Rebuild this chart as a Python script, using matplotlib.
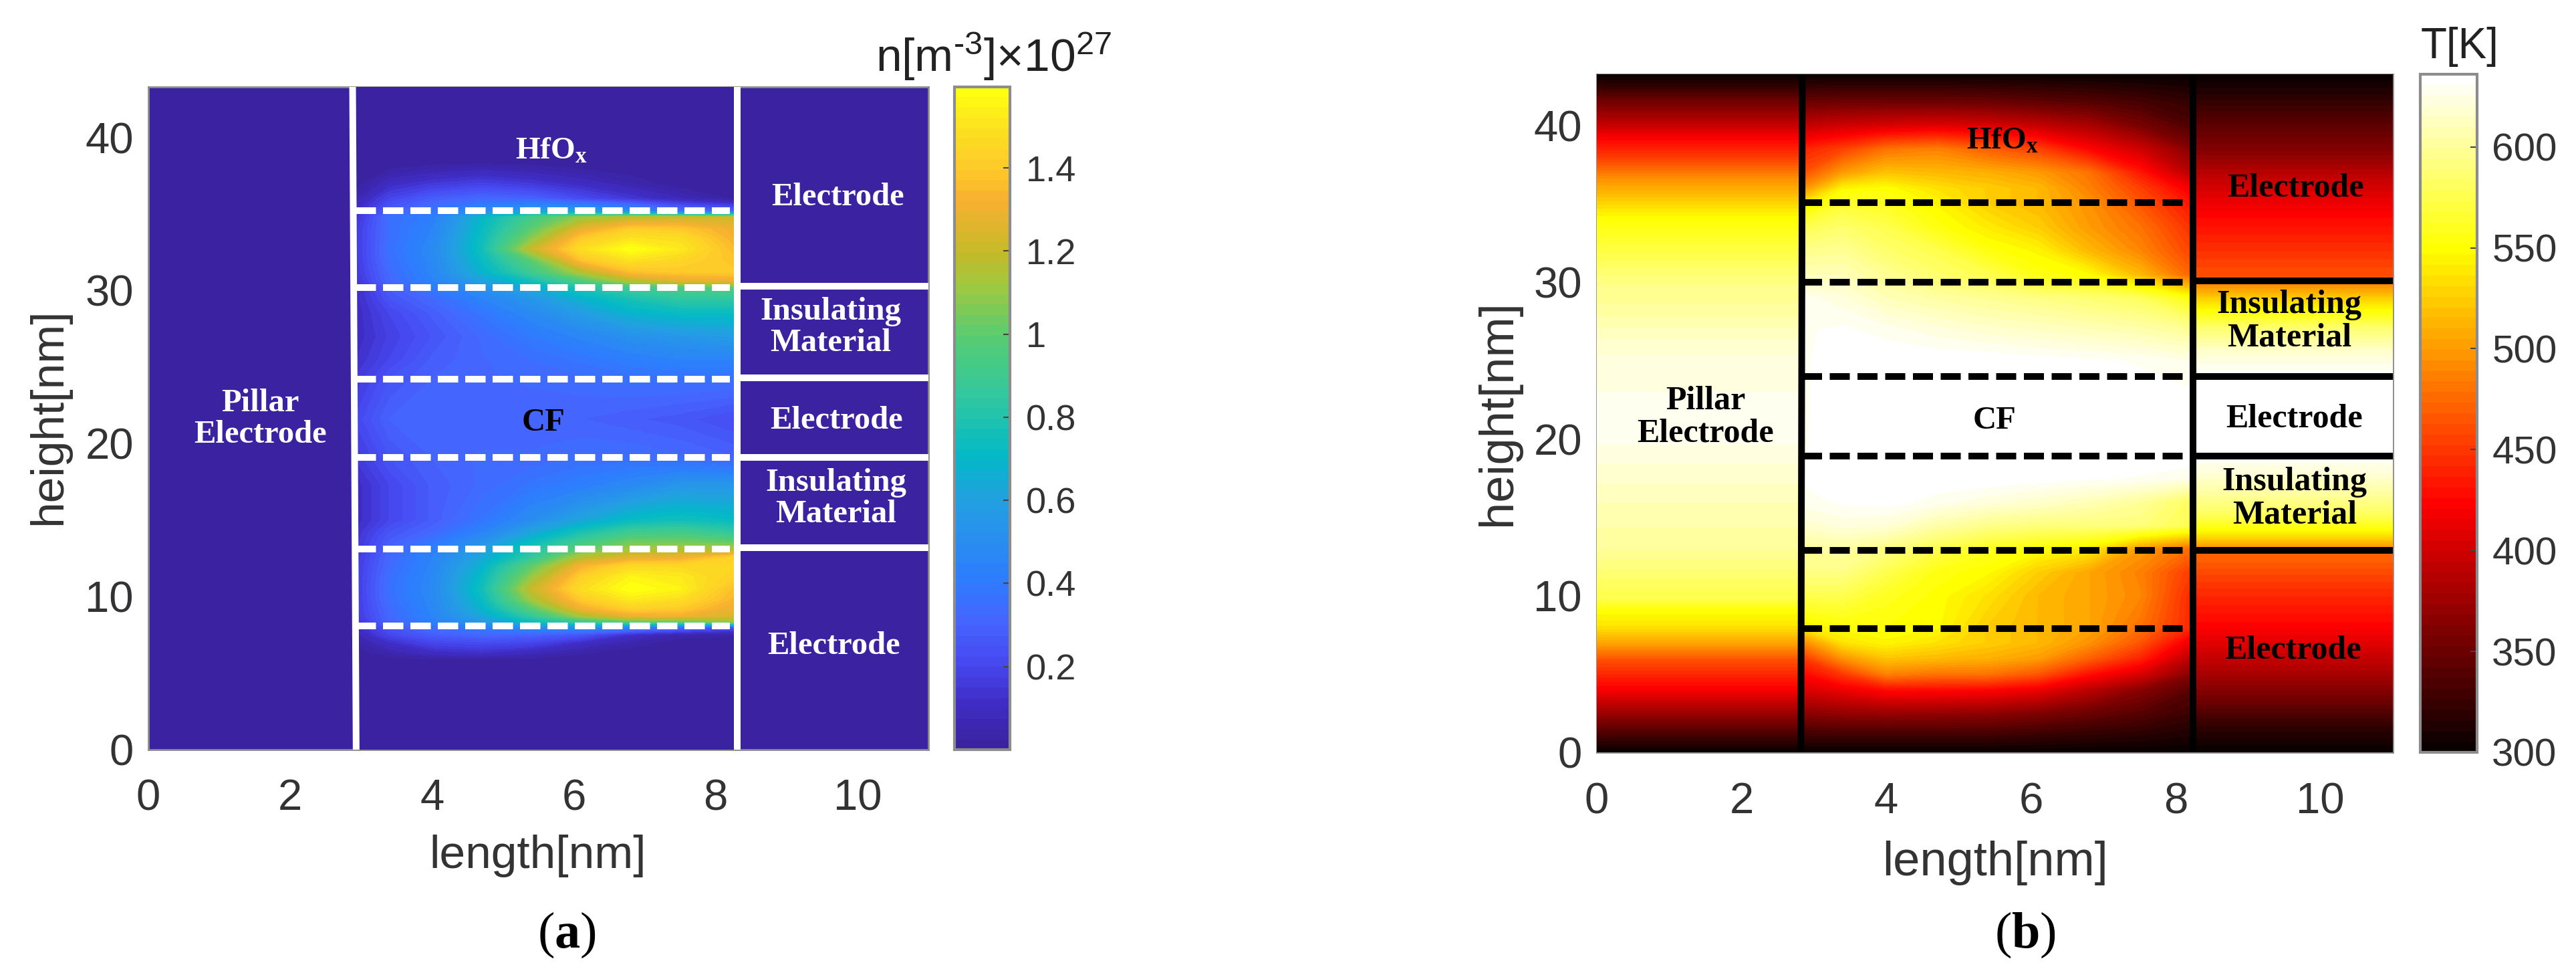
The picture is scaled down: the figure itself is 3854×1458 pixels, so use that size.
import numpy as np
import matplotlib
matplotlib.use('Agg')
import matplotlib.pyplot as plt
from matplotlib.colors import LinearSegmentedColormap, Normalize
from matplotlib.cm import ScalarMappable

plt.rcParams['font.family'] = ['Liberation Sans']
plt.rcParams['mathtext.default'] = 'regular'
plt.rcParams['mathtext.fontset'] = 'custom'
plt.rcParams['mathtext.rm'] = 'Liberation Sans'
plt.rcParams['mathtext.bf'] = 'Liberation Serif:bold'

W, H = 3855, 1458

# panel (a): n[m-3] x 10^27, oxide column
n_x = [2.9, 3.4, 4.0, 4.7, 5.4, 6.1, 6.8, 7.5, 8.27]
n_y = [0, 5.8, 6.3, 7, 7.5, 8.0, 8.3, 8.7, 9.2, 9.8, 10.5, 11.3, 12, 12.6, 13.1, 13.6, 14.2, 15,
       17.3, 19.1, 21.6, 24.2, 25.5, 27, 28.5, 29.5, 30.2, 30.6, 31.2, 32, 32.7, 33.4, 34, 34.8, 35.2,
       36, 37, 38, 38.5, 43.3]
n_oxide = [
    [0, 0, 0, 0, 0, 0, 0, 0, 0],
    [0, 0, 0, 0, 0, 0, 0, 0, 0],
    [0, .05, .1, .12, .08, .03, 0, 0, 0],
    [.03, .12, .2, .22, .2, .12, .05, 0, 0],
    [.06, .2, .28, .32, .3, .25, .12, .05, .03],
    [.1, .25, .35, .42, .5, .5, .45, .35, .25],
    [.12, .3, .42, .55, .72, .85, .95, .95, 1.05],
    [.14, .32, .45, .62, .85, 1.12, 1.28, 1.3, 1.24],
    [.15, .33, .46, .68, .98, 1.3, 1.42, 1.4, 1.28],
    [.15, .35, .47, .72, 1.12, 1.4, 1.52, 1.48, 1.33],
    [.15, .36, .48, .75, 1.2, 1.48, 1.595, 1.55, 1.36],
    [.15, .35, .47, .72, 1.1, 1.42, 1.55, 1.52, 1.42],
    [.15, .33, .46, .68, 1.0, 1.32, 1.46, 1.46, 1.45],
    [.14, .32, .45, .62, .85, 1.15, 1.26, 1.28, 1.42],
    [.13, .3, .42, .58, .8, 1.0, 1.12, 1.15, 1.15],
    [.13, .28, .38, .52, .72, .9, 1.03, 1.03, 1.0],
    [.12, .25, .32, .45, .62, .78, .9, .92, .85],
    [.1, .2, .28, .38, .5, .62, .72, .75, .72],
    [.1, .2, .28, .33, .38, .42, .48, .55, .55],
    [.15, .25, .3, .33, .33, .35, .35, .33, .3],
    [.2, .3, .3, .3, .3, .3, .28, .26, .22],
    [.15, .25, .3, .32, .33, .34, .36, .36, .36],
    [.12, .2, .28, .32, .35, .38, .42, .45, .45],
    [.1, .18, .25, .33, .4, .46, .52, .55, .58],
    [.1, .2, .28, .38, .48, .58, .68, .72, .72],
    [.1, .25, .33, .45, .55, .68, .78, .85, .85],
    [.1, .28, .4, .52, .65, .8, .9, .95, .98],
    [.12, .32, .44, .6, .75, .95, 1.15, 1.25, 1.28],
    [.14, .33, .46, .68, .9, 1.15, 1.36, 1.4, 1.4],
    [.15, .35, .47, .72, 1.0, 1.38, 1.5, 1.45, 1.38],
    [.15, .36, .48, .75, 1.2, 1.48, 1.595, 1.52, 1.35],
    [.15, .35, .46, .74, 1.08, 1.4, 1.5, 1.48, 1.32],
    [.15, .35, .45, .72, 1.0, 1.28, 1.42, 1.4, 1.3],
    [.12, .35, .42, .7, .92, 1.1, 1.18, 1.2, 1.22],
    [.1, .28, .38, .5, .6, .6, .5, .35, .3],
    [.05, .2, .28, .32, .3, .22, .15, .08, .02],
    [0, .1, .15, .18, .15, .1, .05, 0, 0],
    [0, .02, .04, .06, .04, .02, 0, 0, 0],
    [0, 0, 0, 0, 0, 0, 0, 0, 0],
    [0, 0, 0, 0, 0, 0, 0, 0, 0],
]
n_ticks = [0.2, 0.4, 0.6, 0.8, 1, 1.2, 1.4]
n_ticklabels = ['0.2', '0.4', '0.6', '0.8', '1', '1.2', '1.4']
n_max = 1.595

# colours (a)
n_stops = [(0, '#3a22a0'), (.1, '#3f2cc4'), (.2, '#4648f0'), (.3, '#4664ff'), (.4, '#2e7cff'),
           (.6, '#22a0e0'), (.7, '#02b8c8'), (.85, '#30c8a0'), (1.0, '#58cc70'), (1.12, '#a0c840'),
           (1.2, '#c4ba28'), (1.33, '#f8b030'), (1.4, '#ffc82a'), (1.5, '#fce020'), (1.595, '#ffff10')]

# panel (b): T[K]
t_x = [2.85, 3.4, 4.0, 4.7, 5.4, 6.1, 6.8, 7.5, 8.25]
t_y = [0, 1, 2.5, 4, 5, 6, 7, 8, 10, 11.5, 13, 14.5, 16, 17.5, 19, 21.5, 25, 27, 29, 30.5, 32,
       33.5, 35.1, 36, 37, 38.5, 40, 41.5, 43.3]
t_oxide = [
    [300, 300, 300, 300, 300, 300, 300, 300, 300],
    [325, 325, 325, 325, 325, 322, 318, 315, 310],
    [365, 370, 372, 370, 368, 360, 350, 340, 325],
    [405, 415, 428, 428, 425, 415, 390, 365, 340],
    [425, 450, 487, 480, 480, 465, 430, 405, 362],
    [450, 495, 520, 515, 510, 500, 470, 440, 385],
    [490, 535, 545, 535, 525, 515, 495, 465, 410],
    [540, 550, 552, 548, 525, 515, 505, 480, 440],
    [575, 575, 560, 550, 535, 515, 505, 490, 440],
    [593, 593, 575, 555, 548, 525, 505, 487, 450],
    [600, 603, 593, 575, 560, 550, 540, 500, 475],
    [617, 622, 620, 605, 595, 590, 590, 590, 575],
    [628, 632, 634, 628, 622, 617, 610, 600, 580],
    [632, 634, 636, 636, 636, 634, 632, 630, 625],
    [630, 636, 636, 636, 636, 636, 636, 636, 636],
    [630, 634, 636, 636, 636, 636, 636, 636, 636],
    [630, 634, 636, 636, 636, 634, 632, 630, 625],
    [630, 632, 628, 622, 617, 614, 610, 606, 598],
    [628, 622, 610, 603, 598, 593, 587, 580, 552],
    [610, 610, 598, 585, 575, 555, 548, 515, 470],
    [595, 598, 585, 575, 555, 545, 515, 490, 455],
    [575, 585, 575, 555, 540, 525, 500, 480, 445],
    [535, 565, 560, 545, 525, 515, 495, 465, 430],
    [495, 545, 550, 535, 525, 515, 487, 455, 415],
    [463, 500, 520, 515, 510, 500, 480, 435, 385],
    [440, 455, 480, 487, 470, 455, 425, 400, 362],
    [395, 400, 405, 408, 405, 395, 382, 358, 335],
    [350, 352, 352, 352, 350, 345, 340, 332, 322],
    [300, 300, 300, 300, 300, 300, 300, 300, 300],
]
# pillar column, depends only on height
pillar_y = [0, 2.05, 4.1, 5.8, 7, 8, 9, 9.8, 13, 16, 20, 24, 26, 28, 30, 32, 34.1, 35, 36.6, 38,
            39.2, 40.4, 41.6, 42.5, 43.3]
pillar_t = [300, 361, 423, 460, 505, 535, 550, 573, 600, 610, 627, 625, 618, 603, 593, 572, 550,
            530, 495, 452, 423, 385, 352, 322, 300]
# right stack, jumps at the layer lines
stack_y = [0, 1.6, 3.3, 5.3, 8, 10.3, 12.3, 12.8, 13.0, 13.6, 14.2, 15.2, 16.6, 17.8, 18.8, 19.0,
           24.0, 24.4, 25.6, 27.1, 28.2, 29, 29.8, 30.0, 30.2, 32, 34.4, 36.6, 38.5, 40.5, 42.3, 43.3]
stack_t = [300, 320, 352, 385, 423, 445, 470, 472, 490, 525, 550, 580, 603, 620, 630, 636,
           636, 630, 617, 585, 550, 525, 495, 480, 465, 447, 423, 395, 362, 337, 312, 300]
t_ticks = [300, 350, 400, 450, 500, 550, 600]
t_max = 636

dash_heights_a = [35.2, 30.2, 24.2, 19.1, 13.1, 8.1]
solid_heights_a = [30.3, 24.3, 19.1, 13.2]
dash_heights_b = [35.1, 30.0, 24.0, 18.9, 12.9, 7.9]
solid_heights_b = [30.1, 24.0, 18.9, 12.9]

x_ticks = [0, 2, 4, 6, 8, 10]
y_ticks = [0, 10, 20, 30, 40]
x_limit = 11
y_limit = 43.3
SPINE = '#8c8c8c'
TICK = '#333333'


def axes_px(fig, left, top, right, bottom):
    return fig.add_axes([left / W, 1 - bottom / H, (right - left) / W, (bottom - top) / H])


def style_axes(ax, xpad, ypad):
    ax.set_xlim(0, x_limit)
    ax.set_ylim(0, y_limit)
    ax.set_xticks(x_ticks)
    ax.set_yticks(y_ticks)
    ax.tick_params(length=0, labelsize=47, labelcolor=TICK)
    ax.tick_params(axis='x', pad=xpad)
    ax.tick_params(axis='y', pad=ypad)
    for s in ax.spines.values():
        s.set_color(SPINE)
        s.set_linewidth(2)
        s.set_zorder(1)


def style_colorbar(fig, cax, cmap, norm, ticks, labels, size, pad):
    cb = fig.colorbar(ScalarMappable(norm=norm, cmap=cmap), cax=cax)
    cb.set_ticks(ticks)
    cb.set_ticklabels(labels)
    cb.ax.tick_params(direction='in', length=7, width=1.5, color='#444444', labelsize=size,
                      labelcolor=TICK, pad=pad)
    cb.outline.set_edgecolor(SPINE)
    cb.outline.set_linewidth(3)
    return cb


def label(ax, x, y, s, color, size=35):
    ax.text(x, y, s, color=color, fontsize=size, family='Liberation Serif', weight='bold',
            ha='center', va='center', linespacing=1.1, zorder=6)


fig = plt.figure(figsize=(W / 100, H / 100), dpi=100, facecolor='white')

# (a)
cmap_a = LinearSegmentedColormap.from_list('n_map', [(v / n_max, c) for v, c in n_stops], N=64)
norm_a = Normalize(0, n_max)
levels_a = np.linspace(0, n_max, 65)
ax1 = axes_px(fig, 222, 130, 1389, 1121)
ax1.set_facecolor(cmap_a(0))
ax1.contourf(n_x, n_y, n_oxide, levels=levels_a, cmap=cmap_a, norm=norm_a, extend='both',
             antialiased=False, zorder=2)
ax1.plot([2.88, 2.93], [y_limit, 0], color='white', lw=7.2, solid_capstyle='butt', zorder=4)
ax1.axvline(8.3, color='white', lw=7.2, zorder=4)
for h in dash_heights_a:
    ax1.plot([2.92, 8.2], [h, h], color='white', lw=7.2, linestyle=(0, (3.05, 1.05)),
             dash_capstyle='butt', zorder=4)
for h in solid_heights_a:
    ax1.plot([8.3, x_limit], [h, h], color='white', lw=7.2, solid_capstyle='butt', zorder=4)
style_axes(ax1, 31, 16)
label(ax1, 5.68, 39.1, 'HfO$_{x}$', 'white', 34)
label(ax1, 5.57, 21.35, 'CF', 'black')
label(ax1, 1.575, 21.6, 'Pillar\nElectrode', 'white')
label(ax1, 9.72, 36.1, 'Electrode', 'white')
label(ax1, 9.62, 27.6, 'Insulating\nMaterial', 'white')
label(ax1, 9.70, 21.5, 'Electrode', 'white')
label(ax1, 9.70, 16.4, 'Insulating\nMaterial', 'white')
label(ax1, 9.67, 6.77, 'Electrode', 'white')

cax1 = axes_px(fig, 1428, 130, 1511, 1121)
style_colorbar(fig, cax1, cmap_a, norm_a, n_ticks, n_ticklabels, 39, 17)

fig.text(73 / W, 1 - 623 / H, 'height[nm]', rotation=90, fontsize=50, color=TICK, ha='center', va='center')
fig.text(805 / W, 1 - 1280 / H, 'length[nm]', fontsize=50, color=TICK, ha='center', va='center')
fig.text(1487 / W, 1 - 107 / H, 'n[m$^{\\text{-3}}$]×10$^{27}$', fontsize=50, color='#222222',
         ha='center', va='baseline')
fig.text(848 / W, 1 - 1398 / H, '($\\mathbf{a}$)', fontsize=55, family='Liberation Serif',
         color='black', ha='center', va='center')

# (b)
cmap_b = plt.get_cmap('hot', 64)
norm_b = Normalize(300, t_max)
levels_b = np.linspace(300, t_max, 65)
ax2 = axes_px(fig, 2389, 111, 3580, 1125)
ax2.contourf([0, 2.85], pillar_y, np.column_stack([pillar_t, pillar_t]), levels=levels_b, cmap=cmap_b,
             norm=norm_b, extend='both', antialiased=False, zorder=2)
ax2.contourf(t_x, t_y, t_oxide, levels=levels_b, cmap=cmap_b, norm=norm_b, extend='both',
             antialiased=False, zorder=2)
ax2.contourf([8.25, x_limit], stack_y, np.column_stack([stack_t, stack_t]), levels=levels_b, cmap=cmap_b,
             norm=norm_b, extend='both', antialiased=False, zorder=2)
ax2.plot([2.84, 2.82], [y_limit, 0], color='black', lw=7.2, solid_capstyle='butt', zorder=4)
ax2.axvline(8.24, color='black', lw=7.2, zorder=4)
for h in dash_heights_b:
    ax2.plot([2.84, 8.14], [h, h], color='black', lw=7.2, linestyle=(0, (3.0, 1.15)),
             dash_capstyle='butt', zorder=4)
for h in solid_heights_b:
    ax2.plot([8.24, x_limit], [h, h], color='black', lw=7.2, solid_capstyle='butt', zorder=4)
style_axes(ax2, 32, 16)
label(ax2, 5.61, 39.0, 'HfO$_{x}$', 'black', 34)
label(ax2, 5.50, 21.2, 'CF', 'black')
label(ax2, 1.50, 21.4, 'Pillar\nElectrode', 'black', 36)
label(ax2, 9.66, 36.0, 'Electrode', 'black', 36)
label(ax2, 9.57, 27.5, 'Insulating\nMaterial', 'black', 36)
label(ax2, 9.64, 21.3, 'Electrode', 'black', 36)
label(ax2, 9.64, 16.2, 'Insulating\nMaterial', 'black', 36)
label(ax2, 9.62, 6.5, 'Electrode', 'black', 36)

cax2 = axes_px(fig, 3621, 111, 3706, 1125)
style_colorbar(fig, cax2, cmap_b, norm_b, t_ticks, [str(t) for t in t_ticks], 42, 16)

fig.text(2242 / W, 1 - 617 / H, 'height[nm]', rotation=90, fontsize=52, color=TICK, ha='center', va='center')
fig.text(2985 / W, 1 - 1290 / H, 'length[nm]', fontsize=52, color=TICK, ha='center', va='center')
fig.text(3680 / W, 1 - 87 / H, 'T[K]', fontsize=46, color='#222222', ha='center', va='baseline')
fig.text(3030 / W, 1 - 1398 / H, '($\\mathbf{b}$)', fontsize=55, family='Liberation Serif',
         color='black', ha='center', va='center')

fig.savefig('out.png', dpi=100, facecolor='white')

···

» **REQUIRED WORK**:
Copy nothing but the lines from the top of the data down to the line containing "from matplotlib.cm import ScalarMappable", and leave the pictures out.

» **PROBLEM SOLUTION**:
Rebuild this chart as a Python script, using matplotlib.
The picture is scaled down: the figure itself is 3854×1458 pixels, so use that size.
import numpy as np
import matplotlib
matplotlib.use('Agg')
import matplotlib.pyplot as plt
from matplotlib.colors import LinearSegmentedColormap, Normalize
from matplotlib.cm import ScalarMappable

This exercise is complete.